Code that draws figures
..............................
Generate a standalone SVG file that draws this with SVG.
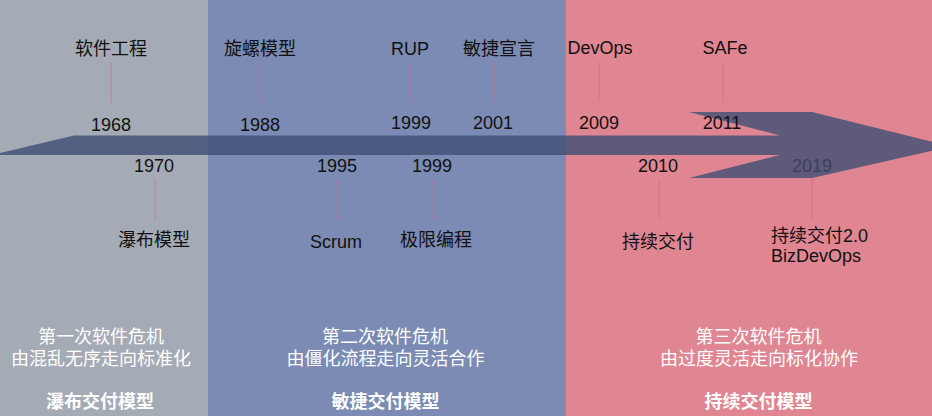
<svg xmlns="http://www.w3.org/2000/svg" width="932" height="416" viewBox="0 0 932 416">
<style>
.t{font-family:"Liberation Sans","Noto Sans CJK SC",sans-serif;font-size:18px;fill:#111;text-anchor:middle}
.w{font-family:"Liberation Sans","Noto Sans CJK SC",sans-serif;font-size:18px;fill:#fff;text-anchor:middle}
.b{font-weight:bold}
.tick{stroke:#E06080;stroke-opacity:0.6;stroke-width:1}
</style>
<g id="panels">
<rect x="0" y="0" width="208" height="416" fill="#A4ABB5"/>
<rect x="208" y="0" width="358" height="416" fill="#7B8BB3"/>
<rect x="566" y="0" width="366" height="416" fill="#E08692"/>
</g>
<g id="e2019">
<text class="t" x="812" y="172">2019</text>
<text class="t" x="771" y="242" style="text-anchor:start">持续交付2.0</text>
<text class="t" x="771" y="262" style="text-anchor:start">BizDevOps</text>
</g>
<g id="timeline-arrow">
<polygon points="0,153 74,135.5 780,135.5 689,112 812,112 951,146.5 812,178 689,178 780,155 0,155" fill="#3E4D74" fill-opacity="0.8"/>
</g>
<g id="connectors">
<line class="tick" x1="111" y1="62" x2="111" y2="103"/>
<line class="tick" x1="155" y1="179" x2="155" y2="219"/>
<line class="tick" x1="261" y1="62" x2="261" y2="103"/>
<line class="tick" x1="337" y1="179" x2="337" y2="219"/>
<line class="tick" x1="411" y1="62" x2="411" y2="102"/>
<line class="tick" x1="433" y1="179" x2="433" y2="219"/>
<line class="tick" x1="494" y1="62" x2="494" y2="102"/>
<line class="tick" x1="599" y1="62" x2="599" y2="102"/>
<line class="tick" x1="659" y1="179" x2="659" y2="219"/>
<line class="tick" x1="723" y1="62" x2="723" y2="102"/>
<line class="tick" x1="812" y1="178" x2="812" y2="219"/>
</g>
<g id="e1968"><text class="t" x="111" y="55">软件工程</text><text class="t" x="111" y="131">1968</text></g>
<g id="e1970"><text class="t" x="154" y="172">1970</text><text class="t" x="154" y="246">瀑布模型</text></g>
<g id="e1988"><text class="t" x="260" y="55">旋螺模型</text><text class="t" x="260" y="131">1988</text></g>
<g id="e1995"><text class="t" x="337" y="172">1995</text><text class="t" x="336" y="248">Scrum</text></g>
<g id="e1999a"><text class="t" x="410" y="55">RUP</text><text class="t" x="411" y="129">1999</text></g>
<g id="e1999b"><text class="t" x="432" y="172">1999</text><text class="t" x="436" y="246">极限编程</text></g>
<g id="e2001"><text class="t" x="499" y="55">敏捷宣言</text><text class="t" x="493" y="129">2001</text></g>
<g id="e2009"><text class="t" x="600" y="54">DevOps</text><text class="t" x="599" y="129">2009</text></g>
<g id="e2010"><text class="t" x="658" y="172">2010</text><text class="t" x="658" y="248">持续交付</text></g>
<g id="e2011"><text class="t" x="725" y="54">SAFe</text><text class="t" x="722" y="129">2011</text></g>
<g id="era1">
<text class="w" x="101" y="343">第一次软件危机</text>
<text class="w" x="101" y="365">由混乱无序走向标准化</text>
<text class="w b" x="100" y="408">瀑布交付模型</text>
</g>
<g id="era2">
<text class="w" x="385" y="343">第二次软件危机</text>
<text class="w" x="385.5" y="365">由僵化流程走向灵活合作</text>
<text class="w b" x="385.5" y="408">敏捷交付模型</text>
</g>
<g id="era3">
<text class="w" x="758.5" y="343">第三次软件危机</text>
<text class="w" x="759" y="365">由过度灵活走向标化协作</text>
<text class="w b" x="758.5" y="408">持续交付模型</text>
</g>
</svg>
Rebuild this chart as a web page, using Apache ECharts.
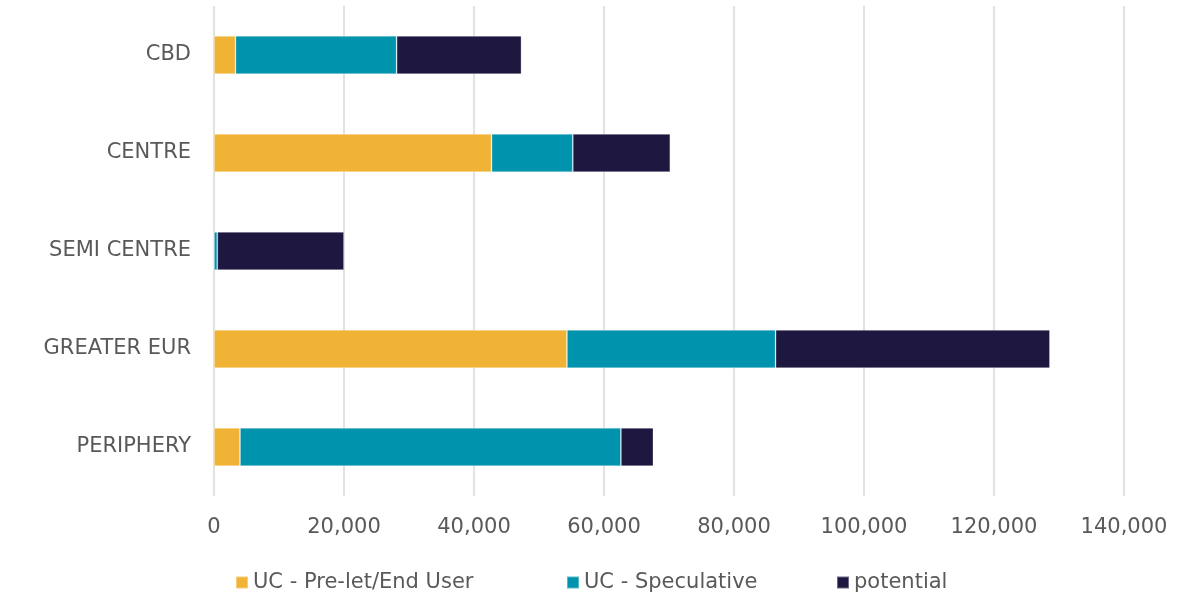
<!DOCTYPE html>
<html>
<head>
<meta charset="utf-8">
<script src="https://cdn.jsdelivr.net/npm/echarts@6/dist/echarts.min.js"></script>
<style>
  html, body { margin: 0; padding: 0; background: #fff; }
  #chart { width: 1177px; height: 595px; }
</style>
</head>
<body>
<div id="chart"></div>
<script>
// areas, top to bottom
const categories = ['CBD', 'CENTRE', 'SEMI CENTRE', 'GREATER EUR', 'PERIPHERY']
const seriesNames = ['UC - Pre-let/End User', 'UC - Speculative', 'potential']
const preLet = [3300, 42700, 0, 54300, 4000]
const speculative = [24800, 12500, 500, 32100, 58600]
const potential = [19200, 15000, 19500, 42200, 5000]

const colors = ['#F0B335', '#0093AE', '#1E1841']
const textColor = '#595959'
const fontFamily = '"DejaVu Sans", Lato, sans-serif'

const chart = echarts.init(document.getElementById('chart'))

const seriesData = [preLet, speculative, potential]
// legend entries sit at fixed spots, like the original
const legendLeft = [230, 561, 831]

chart.setOption({
  animation: false,
  textStyle: { fontFamily },
  color: colors,
  grid: { left: 214, right: 53, top: 6, bottom: 99 },
  legend: seriesNames.map((name, i) => ({
    top: 567,
    left: legendLeft[i],
    itemWidth: 12,
    itemHeight: 12,
    itemGap: 0,
    icon: 'rect',
    textStyle: { color: textColor, fontSize: 21, fontFamily, padding: [0, 0, 0, 0] },
    data: [name]
  })),
  xAxis: {
    type: 'value',
    min: 0,
    max: 140000,
    interval: 20000,
    axisLine: { show: false },
    axisTick: { show: false },
    axisLabel: {
      color: textColor,
      fontSize: 21,
      margin: 21,
      formatter: v => v.toLocaleString('en-US')
    },
    splitLine: { lineStyle: { color: '#d9d9d9', width: 1.5 } }
  },
  yAxis: {
    type: 'category',
    inverse: true,
    data: categories,
    axisLine: { show: false },
    axisTick: { show: false },
    axisLabel: { color: textColor, fontSize: 21, margin: 23 }
  },
  series: seriesNames.map((name, i) => ({
    name,
    type: 'bar',
    stack: 'total',
    barWidth: '39%',
    data: seriesData[i],
    itemStyle: { borderColor: 'rgba(255,255,255,0.35)', borderWidth: 0.8 }
  }))
})
</script>
</body>
</html>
..............................
> **Work instructions**: Select and copy every line of the listing with the word "this".

> **Response**:
Generate a standalone SVG file that draws this with SVG.
Rebuild this chart as a web page, using Apache ECharts.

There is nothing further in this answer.